Following Rick's apparent death, in the six years that follow, Maggie decides to leave Hilltop and join with Georgie and her group, leaving Jesus in charge of Hilltop. Hilltop continues to flourish under Jesus' eye, though struggles with the divide between the Hilltop and Alexandria communities. He frequently takes secret trips to meet with Aaron, and the two develop a relationship while he trains the latter in martial arts. On one of these trips, they find Rosita wounded nearby, and race her back to Hilltop. Rosita mentions that Eugene is still out there before passing out. Jesus joins with Daryl and Aaron to see if they can find Eugene, knowing the area they found Rosita. They discover a herd of walkers behaving strangely but work their way around that to a barn, finding an injured Eugene hiding beneath the floorboards. Eugene warns them this herd is unique, showing intelligence, and the group soon find the herd bearing down on them, and even Daryl is unable to lure them away. They try to take shelter in a walled cemetery but the herd manages to follow. Just then, allies arrive to help open the back gates of the cemetery. Jesus stays back to cover the others' escape, and then turns to take out the last walkers in his way. However, the last walker he faces ducks his blade, turns and grabs him, and then fatally stabs him in the back. The others race in to kill this walker and others, and discover that Jesus' murderer was a human wearing a mask made from walker skin, a "Whisperer". In "Adaptation," Michonne's group escape the cemetery with Jesus' body with Aaron stabbing Jesus in the head to prevent reanimation. Jesus' body is returned to the Hilltop where the residents bury him. Having been Jesus' second-in-command, Tara is made the new leader of the Hilltop in Jesus' stead.

== Video game series ==
Jesus appears in the video game by Telltale Games' The Walking Dead: Season Three, which is set in the comic book universe. It takes place some time during the time skip after All Out War.

Episode 2

Jesus meets Clementine, the former playable character of The Walking Dead: Season Two, and Javier Garcia, who is the playable character of Season Three. He helps them escape a herd of walkers and guides them through a tunnel, using karate as his main attribute. He follows them to find The New Frontier, where Eleanor and Kate have gone to.

Episode 5

When Javier is fighting to save New Richmond with Kate, (determinant) Jesus rides in on a horse, accompanied by two others to fight off the walkers. After all the walkers are taken care of, Jesus and Javier have a conversation, in which Jesus suggests Javier "Do the right thing." He can also be thanked by Gabe, if Gabe is kept alive.

== Reception ==
The Weekly Crisis listed Jesus as #10 in their list of The Ten Best Characters in The Walking Dead, saying: "Being nicknamed after the Son of God seems like an exaggeration, but Jesus has shown time and time again that he is a good, trusting man who just wants what’s best for everyone. The name fits. Even though we’ve only recently been introduced to him, Jesus is quickly showing himself to be one of the book’s greatest characters."
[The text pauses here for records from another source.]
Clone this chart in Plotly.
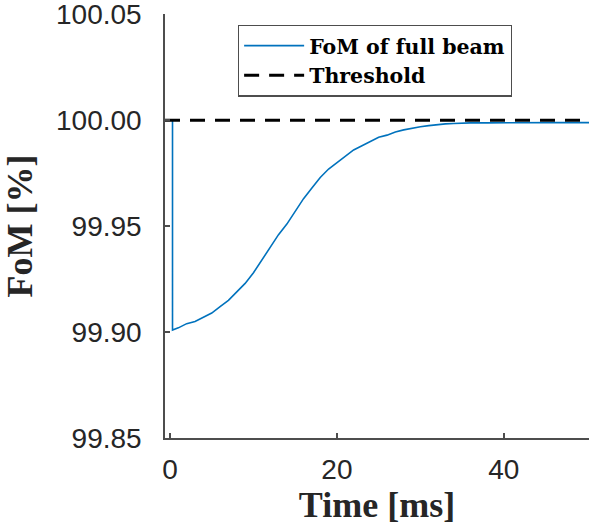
import plotly.graph_objects as go

# Data
time_ms = [0.3, 0.3, 1, 2, 3, 4, 5, 6, 7, 8, 9, 10, 11, 12, 13, 14, 15, 16, 17, 18, 19,
           20, 21, 22, 23, 24, 25, 26, 27, 28, 29, 30, 31, 32, 33, 34, 35, 36, 38, 40,
           42, 44, 46, 48, 50.2]
fom_full_beam = [100.000, 99.901, 99.902, 99.904, 99.905, 99.907, 99.909, 99.912, 99.915,
                 99.919, 99.923, 99.928, 99.934, 99.940, 99.946, 99.951, 99.957, 99.963,
                 99.968, 99.973, 99.977, 99.980, 99.983, 99.986, 99.988, 99.990, 99.992,
                 99.993, 99.9945, 99.9955, 99.9963, 99.997, 99.9975, 99.998, 99.9983,
                 99.9985, 99.9987, 99.9988, 99.9988, 99.9989, 99.9989, 99.9989, 99.9989,
                 99.9989, 99.9989]
threshold_time = [-0.6, 50.2]
threshold_value = [100.0, 100.0]

x_ticks = [0, 20, 40]
y_ticks = [99.85, 99.90, 99.95, 100.00, 100.05]
y_tick_labels = ["99.85", "99.90", "99.95", "100.00", "100.05"]

fig = go.Figure()
fig.add_trace(go.Scatter(
    x=time_ms, y=fom_full_beam, mode="lines", name="<b>FoM of full beam</b>",
    line=dict(color="#0072BD", width=1.6),
))
fig.add_trace(go.Scatter(
    x=threshold_time, y=threshold_value, mode="lines", name="<b>Threshold</b>",
    line=dict(color="black", width=3, dash="15px,10px"),
))

axis_common = dict(
    showline=True, linecolor="#4d4d4d", linewidth=1.5,
    ticks="inside", ticklen=5, tickwidth=1.5, tickcolor="#4d4d4d",
    showgrid=False, zeroline=False, mirror=False, ticklabeloverflow="allow",
    automargin=False,
    tickfont=dict(family="Liberation Sans, Arial, sans-serif", size=28, color="#262626"),
)

title_font = dict(family="Liberation Serif, serif", size=36, color="#262626")

fig.update_layout(
    width=591, height=526,
    margin=dict(l=165, r=2, t=14, b=88),
    paper_bgcolor="white", plot_bgcolor="white",
    showlegend=True,
    legend=dict(
        x=0.172, y=0.975, xanchor="left", yanchor="top",
        bordercolor="#4d4d4d", borderwidth=1.2, bgcolor="white",
        font=dict(family="DejaVu Serif, serif", size=20.5, color="black"),
        tracegroupgap=0, itemwidth=60,
    ),
    xaxis=dict(
        range=[-0.6, 50.2], tickvals=x_ticks, ticklabelstandoff=6,
        title=dict(text="<b>Time [ms]</b>", standoff=4, font=title_font),
        **axis_common,
    ),
    yaxis=dict(
        range=[99.85, 100.0502], tickvals=y_ticks, ticktext=y_tick_labels,
        ticklabelstandoff=16,
        title=dict(text="<b>FoM [%]</b>", standoff=14, font=title_font),
        **axis_common,
    ),
)

fig.write_html("out.html")
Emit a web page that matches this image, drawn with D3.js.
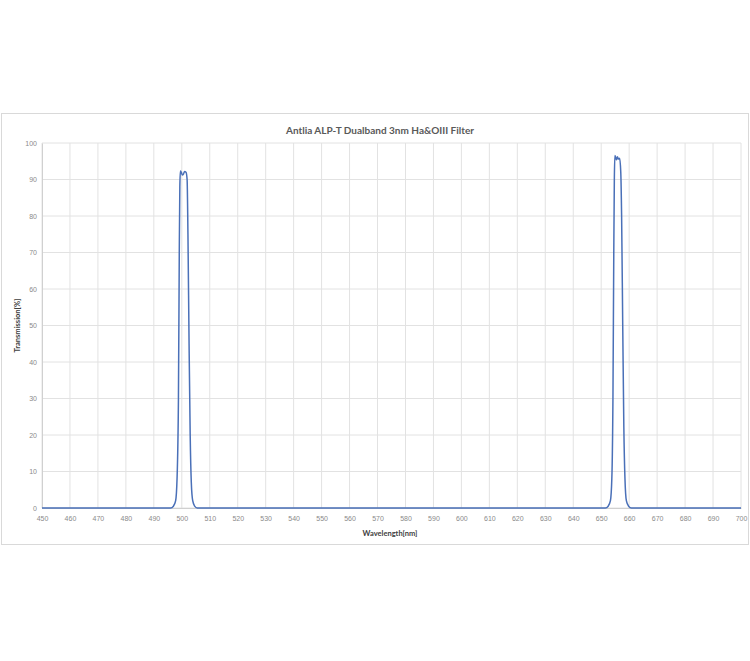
<!DOCTYPE html>
<html>
<head>
<meta charset="utf-8">
<script src="https://cdn.jsdelivr.net/npm/d3@7"></script>
<style>
  body { margin: 0; background: #fff; }
  svg { display: block; font-family: "Lato", "Open Sans", sans-serif; }
</style>
</head>
<body>
<div id="chart"></div>
<script>
// wavelength (nm) and transmission (%)
const wavelength = [
  450, 496.0, 497.0, 497.8, 498.3, 498.8, 499.1, 499.3, 499.5, 499.8, 500.2, 500.6, 501.0, 501.5,
  501.9, 502.2, 502.6, 503.0, 503.4, 503.9, 504.6, 505.5,
  651.5, 652.5, 653.3, 653.8, 654.2, 654.5, 654.7, 654.9, 655.2, 655.5, 655.8, 656.2, 656.6,
  657.0, 657.3, 657.7, 658.1, 658.5, 659.0, 659.8, 660.8, 700
];
const transmission = [
  0, 0, 0.5, 2, 8, 30, 70, 88, 92.3, 92.0, 91.2, 91.5, 92.2, 92.0,
  90, 75, 45, 20, 7, 2, 0.5, 0,
  0, 0.5, 2, 8, 30, 70, 90, 96.6, 96.0, 95.4, 96.2, 95.6, 95.8,
  92, 80, 50, 22, 8, 2, 0.5, 0, 0
];
const xTicks = d3.range(450, 701, 10);
const yTicks = d3.range(0, 101, 10);

const W = 750, H = 661;
const margin = {left: 42, right: 9, top: 143, bottom: 153};

const svg = d3.select("#chart").append("svg")
  .attr("width", W).attr("height", H);

// chart frame
svg.append("rect")
  .attr("x", 1.5).attr("y", 113.5)
  .attr("width", 747).attr("height", 431)
  .attr("fill", "#fff").attr("stroke", "#d9d9d9");

const x = d3.scaleLinear().domain([450, 700]).range([margin.left, W - margin.right]);
const y = d3.scaleLinear().domain([0, 100]).range([H - margin.bottom, margin.top]);

// gridlines
svg.append("g").selectAll("line").data(xTicks).enter().append("line")
  .attr("x1", d => x(d)).attr("x2", d => x(d))
  .attr("y1", y(0)).attr("y2", y(100))
  .attr("stroke", "#e2e2e2").attr("stroke-width", 1);

svg.append("g").selectAll("line").data(yTicks).enter().append("line")
  .attr("x1", x(450)).attr("x2", x(700))
  .attr("y1", d => y(d)).attr("y2", d => y(d))
  .attr("stroke", "#e2e2e2").attr("stroke-width", 1);

// axes
const xAxis = svg.append("g")
  .attr("transform", "translate(0," + y(0) + ")")
  .call(d3.axisBottom(x).tickValues(xTicks).tickSize(0).tickPadding(8));
xAxis.select(".domain").attr("stroke", "#d0d0d0");
xAxis.selectAll("text").attr("fill", "#8a8a8a").style("font-size", "7px");

const yAxis = svg.append("g")
  .attr("transform", "translate(" + x(450) + ",0)")
  .call(d3.axisLeft(y).tickValues(yTicks).tickSize(0).tickPadding(5));
yAxis.select(".domain").attr("stroke", "#d0d0d0");
yAxis.selectAll("text").attr("fill", "#8a8a8a").style("font-size", "7px");

// transmission curve
const pts = wavelength.map((w, i) => [w, transmission[i]]);
svg.append("path")
  .datum(pts)
  .attr("fill", "none")
  .attr("stroke", "#4a70b8")
  .attr("stroke-width", 1.5)
  .attr("stroke-linejoin", "round")
  .attr("d", d3.line().x(d => x(d[0])).y(d => y(d[1])).curve(d3.curveMonotoneX));

// titles
svg.append("text")
  .attr("x", 380).attr("y", 134)
  .attr("text-anchor", "middle")
  .attr("fill", "#595959")
  .style("font-size", "10px").style("font-weight", "bold")
  .text("Antlia ALP-T Dualband 3nm Ha&OIII Filter");

svg.append("text")
  .attr("x", 390).attr("y", 536)
  .attr("text-anchor", "middle")
  .attr("fill", "#404040")
  .style("font-size", "7.5px").style("font-weight", "bold")
  .text("Wavelength[nm]");

svg.append("text")
  .attr("transform", "translate(20," + ((y(0) + y(100)) / 2) + ") rotate(-90)")
  .attr("text-anchor", "middle")
  .attr("fill", "#404040")
  .style("font-size", "7.5px").style("font-weight", "bold")
  .text("Transmission[%]");
</script>
</body>
</html>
Noel Murray of Rolling Stone ranked Paul 'Jesus' Rovia 14th in a list of 30 best Walking Dead characters, saying, "his phenomenal abilities to avoid detection and escape any trap have justified his moniker as much as his long hair and beard. Paul's biggest weakness is that he prefers to be a provider and facilitator, not a leader, which means that in a roundabout way he's allowed his friends at the Hilltop Colony to be governed by the unqualified Gregory. Bad move."